** What is asked **
Reproduce the lines of the material exactly, excluding every image.

** Supplied material **
+ + + + +
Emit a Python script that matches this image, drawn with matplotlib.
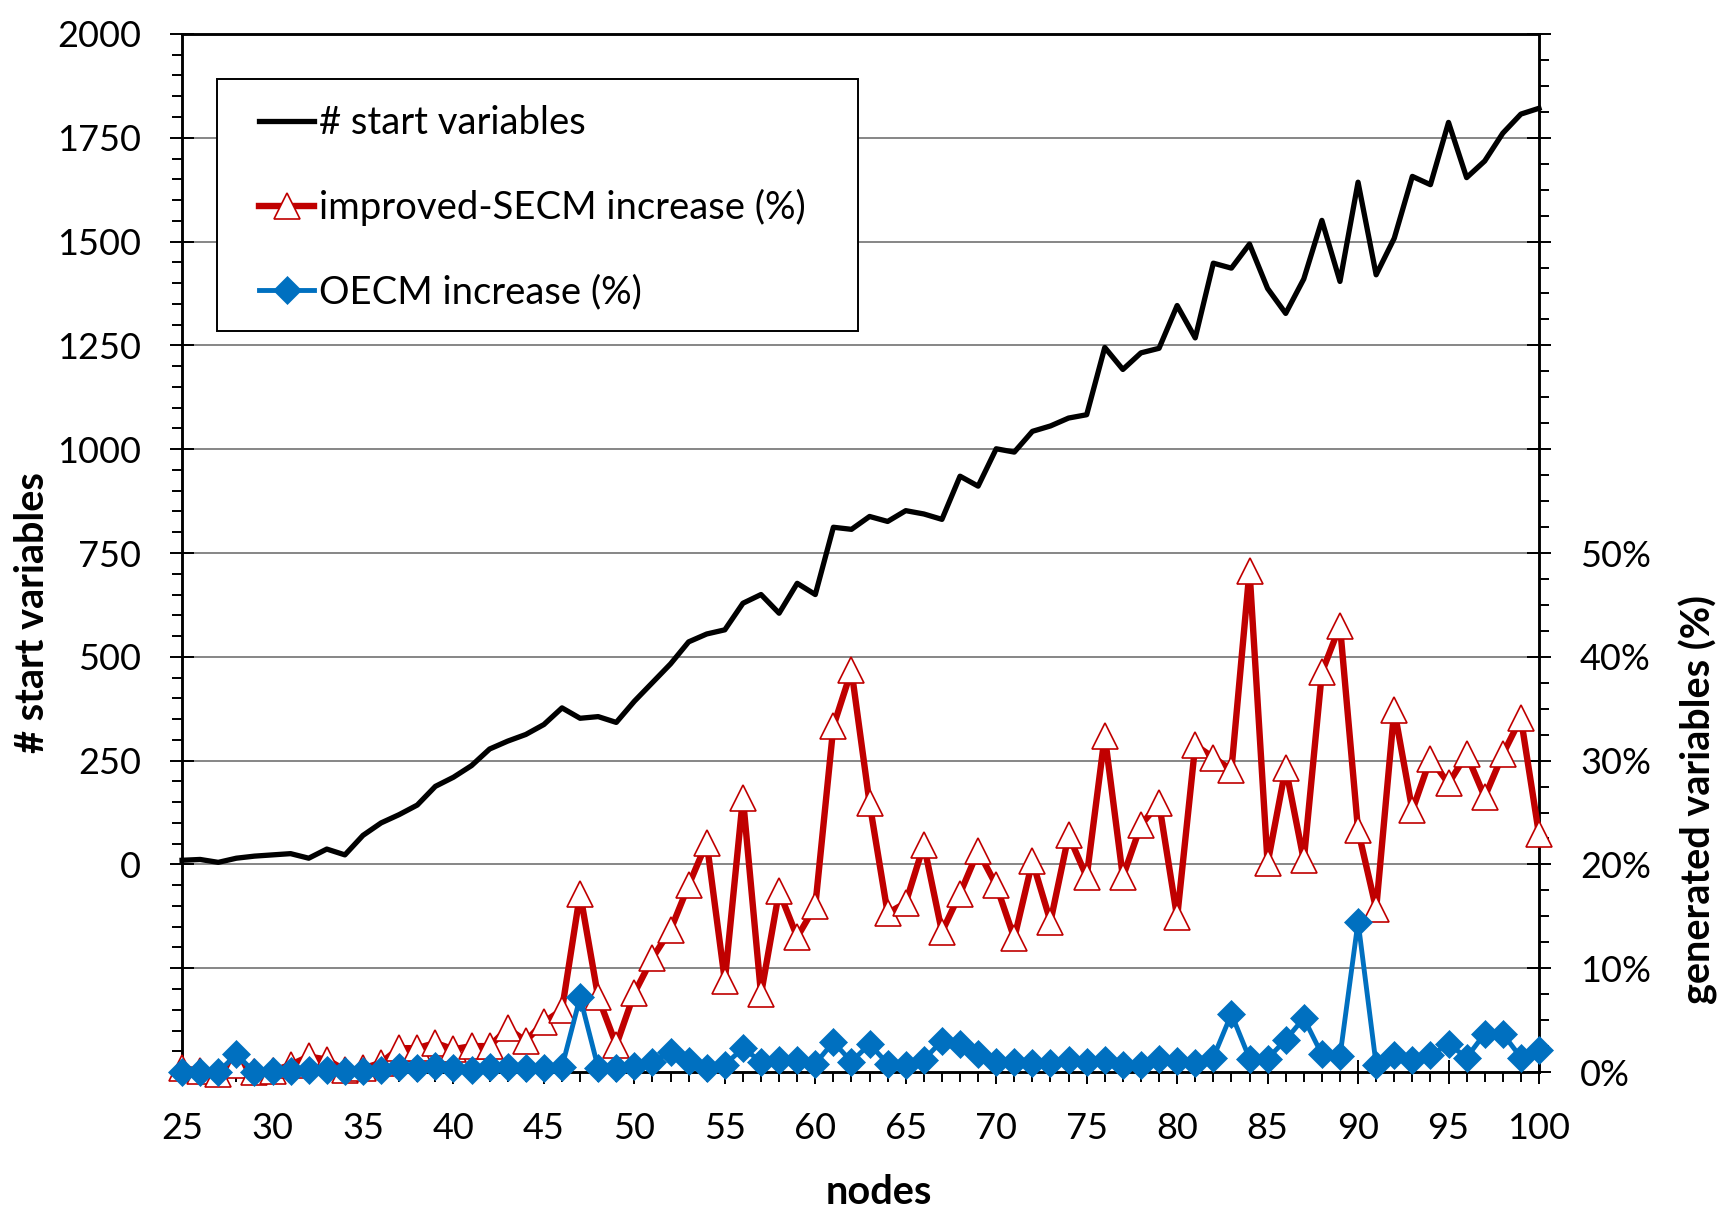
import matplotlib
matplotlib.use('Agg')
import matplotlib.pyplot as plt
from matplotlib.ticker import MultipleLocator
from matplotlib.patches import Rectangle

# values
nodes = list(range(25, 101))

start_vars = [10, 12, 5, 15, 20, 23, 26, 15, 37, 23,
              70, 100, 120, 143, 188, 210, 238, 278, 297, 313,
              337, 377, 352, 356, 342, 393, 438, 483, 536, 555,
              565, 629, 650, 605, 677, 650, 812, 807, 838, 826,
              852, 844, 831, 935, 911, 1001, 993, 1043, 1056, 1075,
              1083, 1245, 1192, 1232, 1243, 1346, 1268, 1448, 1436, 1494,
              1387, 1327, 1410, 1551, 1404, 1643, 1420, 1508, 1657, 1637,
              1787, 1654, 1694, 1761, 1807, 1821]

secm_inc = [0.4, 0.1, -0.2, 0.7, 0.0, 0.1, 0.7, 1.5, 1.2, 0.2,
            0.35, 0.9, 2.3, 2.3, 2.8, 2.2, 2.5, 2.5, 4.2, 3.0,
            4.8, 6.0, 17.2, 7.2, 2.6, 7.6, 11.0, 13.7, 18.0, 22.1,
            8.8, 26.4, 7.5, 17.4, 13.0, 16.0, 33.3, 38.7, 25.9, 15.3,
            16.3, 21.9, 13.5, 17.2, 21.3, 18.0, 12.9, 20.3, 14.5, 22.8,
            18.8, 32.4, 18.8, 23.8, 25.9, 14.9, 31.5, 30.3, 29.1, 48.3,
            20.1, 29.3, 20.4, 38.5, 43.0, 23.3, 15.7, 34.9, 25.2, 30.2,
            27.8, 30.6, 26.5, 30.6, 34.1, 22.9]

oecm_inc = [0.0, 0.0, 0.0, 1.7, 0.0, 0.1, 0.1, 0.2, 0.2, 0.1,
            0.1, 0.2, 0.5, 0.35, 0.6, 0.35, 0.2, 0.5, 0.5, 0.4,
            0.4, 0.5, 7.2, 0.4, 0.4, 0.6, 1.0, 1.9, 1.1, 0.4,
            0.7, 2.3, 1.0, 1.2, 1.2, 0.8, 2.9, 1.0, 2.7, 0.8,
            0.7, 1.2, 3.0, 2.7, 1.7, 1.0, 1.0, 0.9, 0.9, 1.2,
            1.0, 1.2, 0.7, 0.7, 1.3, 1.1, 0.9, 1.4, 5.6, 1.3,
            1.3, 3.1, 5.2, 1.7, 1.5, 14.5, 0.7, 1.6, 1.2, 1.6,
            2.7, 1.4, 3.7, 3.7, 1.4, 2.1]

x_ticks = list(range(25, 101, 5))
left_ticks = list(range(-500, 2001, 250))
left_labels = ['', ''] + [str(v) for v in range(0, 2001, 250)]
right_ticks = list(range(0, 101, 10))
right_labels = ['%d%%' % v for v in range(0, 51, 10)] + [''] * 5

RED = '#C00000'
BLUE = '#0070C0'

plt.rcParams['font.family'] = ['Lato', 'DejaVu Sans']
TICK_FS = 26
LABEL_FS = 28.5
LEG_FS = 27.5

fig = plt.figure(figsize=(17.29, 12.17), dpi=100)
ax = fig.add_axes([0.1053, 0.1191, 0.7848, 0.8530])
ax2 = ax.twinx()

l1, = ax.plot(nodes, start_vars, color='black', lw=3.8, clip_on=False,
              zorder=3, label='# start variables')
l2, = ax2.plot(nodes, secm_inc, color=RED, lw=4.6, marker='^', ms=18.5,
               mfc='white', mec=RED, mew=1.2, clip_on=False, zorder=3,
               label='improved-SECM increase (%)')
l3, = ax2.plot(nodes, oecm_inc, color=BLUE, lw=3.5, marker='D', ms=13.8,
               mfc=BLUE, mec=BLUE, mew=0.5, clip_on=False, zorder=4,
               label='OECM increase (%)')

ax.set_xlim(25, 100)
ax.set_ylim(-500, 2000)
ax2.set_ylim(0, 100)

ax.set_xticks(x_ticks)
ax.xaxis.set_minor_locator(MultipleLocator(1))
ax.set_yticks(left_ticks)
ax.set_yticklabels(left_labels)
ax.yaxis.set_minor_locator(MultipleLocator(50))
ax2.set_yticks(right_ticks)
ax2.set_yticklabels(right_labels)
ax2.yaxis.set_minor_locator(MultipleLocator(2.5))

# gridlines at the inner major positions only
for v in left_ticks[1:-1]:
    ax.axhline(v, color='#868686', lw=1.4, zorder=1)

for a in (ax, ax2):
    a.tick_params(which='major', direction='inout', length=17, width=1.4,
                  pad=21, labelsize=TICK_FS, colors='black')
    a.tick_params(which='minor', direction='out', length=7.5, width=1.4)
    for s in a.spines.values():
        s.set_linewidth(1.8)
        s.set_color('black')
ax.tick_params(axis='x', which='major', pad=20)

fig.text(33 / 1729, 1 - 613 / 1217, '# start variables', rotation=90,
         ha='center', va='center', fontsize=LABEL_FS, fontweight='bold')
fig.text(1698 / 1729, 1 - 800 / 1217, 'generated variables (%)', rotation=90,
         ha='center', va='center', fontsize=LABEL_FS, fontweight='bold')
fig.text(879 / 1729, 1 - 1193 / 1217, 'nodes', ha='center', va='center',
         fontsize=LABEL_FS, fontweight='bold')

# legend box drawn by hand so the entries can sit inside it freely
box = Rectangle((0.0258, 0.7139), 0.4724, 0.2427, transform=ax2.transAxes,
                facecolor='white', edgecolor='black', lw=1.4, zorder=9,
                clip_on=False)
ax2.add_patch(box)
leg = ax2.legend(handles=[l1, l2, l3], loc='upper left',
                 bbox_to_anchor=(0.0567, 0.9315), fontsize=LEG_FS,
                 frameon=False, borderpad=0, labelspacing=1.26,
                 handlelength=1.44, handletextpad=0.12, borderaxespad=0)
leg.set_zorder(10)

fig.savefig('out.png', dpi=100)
+ + + + +
** Solution **
Emit a Python script that matches this image, drawn with matplotlib.
import matplotlib
matplotlib.use('Agg')
import matplotlib.pyplot as plt
from matplotlib.ticker import MultipleLocator
from matplotlib.patches import Rectangle

# values
nodes = list(range(25, 101))

start_vars = [10, 12, 5, 15, 20, 23, 26, 15, 37, 23,
              70, 100, 120, 143, 188, 210, 238, 278, 297, 313,
              337, 377, 352, 356, 342, 393, 438, 483, 536, 555,
              565, 629, 650, 605, 677, 650, 812, 807, 838, 826,
              852, 844, 831, 935, 911, 1001, 993, 1043, 1056, 1075,
              1083, 1245, 1192, 1232, 1243, 1346, 1268, 1448, 1436, 1494,
              1387, 1327, 1410, 1551, 1404, 1643, 1420, 1508, 1657, 1637,
              1787, 1654, 1694, 1761, 1807, 1821]

secm_inc = [0.4, 0.1, -0.2, 0.7, 0.0, 0.1, 0.7, 1.5, 1.2, 0.2,
            0.35, 0.9, 2.3, 2.3, 2.8, 2.2, 2.5, 2.5, 4.2, 3.0,
            4.8, 6.0, 17.2, 7.2, 2.6, 7.6, 11.0, 13.7, 18.0, 22.1,
            8.8, 26.4, 7.5, 17.4, 13.0, 16.0, 33.3, 38.7, 25.9, 15.3,
            16.3, 21.9, 13.5, 17.2, 21.3, 18.0, 12.9, 20.3, 14.5, 22.8,
            18.8, 32.4, 18.8, 23.8, 25.9, 14.9, 31.5, 30.3, 29.1, 48.3,
            20.1, 29.3, 20.4, 38.5, 43.0, 23.3, 15.7, 34.9, 25.2, 30.2,
            27.8, 30.6, 26.5, 30.6, 34.1, 22.9]

oecm_inc = [0.0, 0.0, 0.0, 1.7, 0.0, 0.1, 0.1, 0.2, 0.2, 0.1,
            0.1, 0.2, 0.5, 0.35, 0.6, 0.35, 0.2, 0.5, 0.5, 0.4,
            0.4, 0.5, 7.2, 0.4, 0.4, 0.6, 1.0, 1.9, 1.1, 0.4,
            0.7, 2.3, 1.0, 1.2, 1.2, 0.8, 2.9, 1.0, 2.7, 0.8,
            0.7, 1.2, 3.0, 2.7, 1.7, 1.0, 1.0, 0.9, 0.9, 1.2,
            1.0, 1.2, 0.7, 0.7, 1.3, 1.1, 0.9, 1.4, 5.6, 1.3,
            1.3, 3.1, 5.2, 1.7, 1.5, 14.5, 0.7, 1.6, 1.2, 1.6,
            2.7, 1.4, 3.7, 3.7, 1.4, 2.1]

x_ticks = list(range(25, 101, 5))
left_ticks = list(range(-500, 2001, 250))
left_labels = ['', ''] + [str(v) for v in range(0, 2001, 250)]
right_ticks = list(range(0, 101, 10))
right_labels = ['%d%%' % v for v in range(0, 51, 10)] + [''] * 5

RED = '#C00000'
BLUE = '#0070C0'

plt.rcParams['font.family'] = ['Lato', 'DejaVu Sans']
TICK_FS = 26
LABEL_FS = 28.5
LEG_FS = 27.5

fig = plt.figure(figsize=(17.29, 12.17), dpi=100)
ax = fig.add_axes([0.1053, 0.1191, 0.7848, 0.8530])
ax2 = ax.twinx()

l1, = ax.plot(nodes, start_vars, color='black', lw=3.8, clip_on=False,
              zorder=3, label='# start variables')
l2, = ax2.plot(nodes, secm_inc, color=RED, lw=4.6, marker='^', ms=18.5,
               mfc='white', mec=RED, mew=1.2, clip_on=False, zorder=3,
               label='improved-SECM increase (%)')
l3, = ax2.plot(nodes, oecm_inc, color=BLUE, lw=3.5, marker='D', ms=13.8,
               mfc=BLUE, mec=BLUE, mew=0.5, clip_on=False, zorder=4,
               label='OECM increase (%)')

ax.set_xlim(25, 100)
ax.set_ylim(-500, 2000)
ax2.set_ylim(0, 100)

ax.set_xticks(x_ticks)
ax.xaxis.set_minor_locator(MultipleLocator(1))
ax.set_yticks(left_ticks)
ax.set_yticklabels(left_labels)
ax.yaxis.set_minor_locator(MultipleLocator(50))
ax2.set_yticks(right_ticks)
ax2.set_yticklabels(right_labels)
ax2.yaxis.set_minor_locator(MultipleLocator(2.5))

# gridlines at the inner major positions only
for v in left_ticks[1:-1]:
    ax.axhline(v, color='#868686', lw=1.4, zorder=1)

for a in (ax, ax2):
    a.tick_params(which='major', direction='inout', length=17, width=1.4,
                  pad=21, labelsize=TICK_FS, colors='black')
    a.tick_params(which='minor', direction='out', length=7.5, width=1.4)
    for s in a.spines.values():
        s.set_linewidth(1.8)
        s.set_color('black')
ax.tick_params(axis='x', which='major', pad=20)

fig.text(33 / 1729, 1 - 613 / 1217, '# start variables', rotation=90,
         ha='center', va='center', fontsize=LABEL_FS, fontweight='bold')
fig.text(1698 / 1729, 1 - 800 / 1217, 'generated variables (%)', rotation=90,
         ha='center', va='center', fontsize=LABEL_FS, fontweight='bold')
fig.text(879 / 1729, 1 - 1193 / 1217, 'nodes', ha='center', va='center',
         fontsize=LABEL_FS, fontweight='bold')

# legend box drawn by hand so the entries can sit inside it freely
box = Rectangle((0.0258, 0.7139), 0.4724, 0.2427, transform=ax2.transAxes,
                facecolor='white', edgecolor='black', lw=1.4, zorder=9,
                clip_on=False)
ax2.add_patch(box)
leg = ax2.legend(handles=[l1, l2, l3], loc='upper left',
                 bbox_to_anchor=(0.0567, 0.9315), fontsize=LEG_FS,
                 frameon=False, borderpad=0, labelspacing=1.26,
                 handlelength=1.44, handletextpad=0.12, borderaxespad=0)
leg.set_zorder(10)

fig.savefig('out.png', dpi=100)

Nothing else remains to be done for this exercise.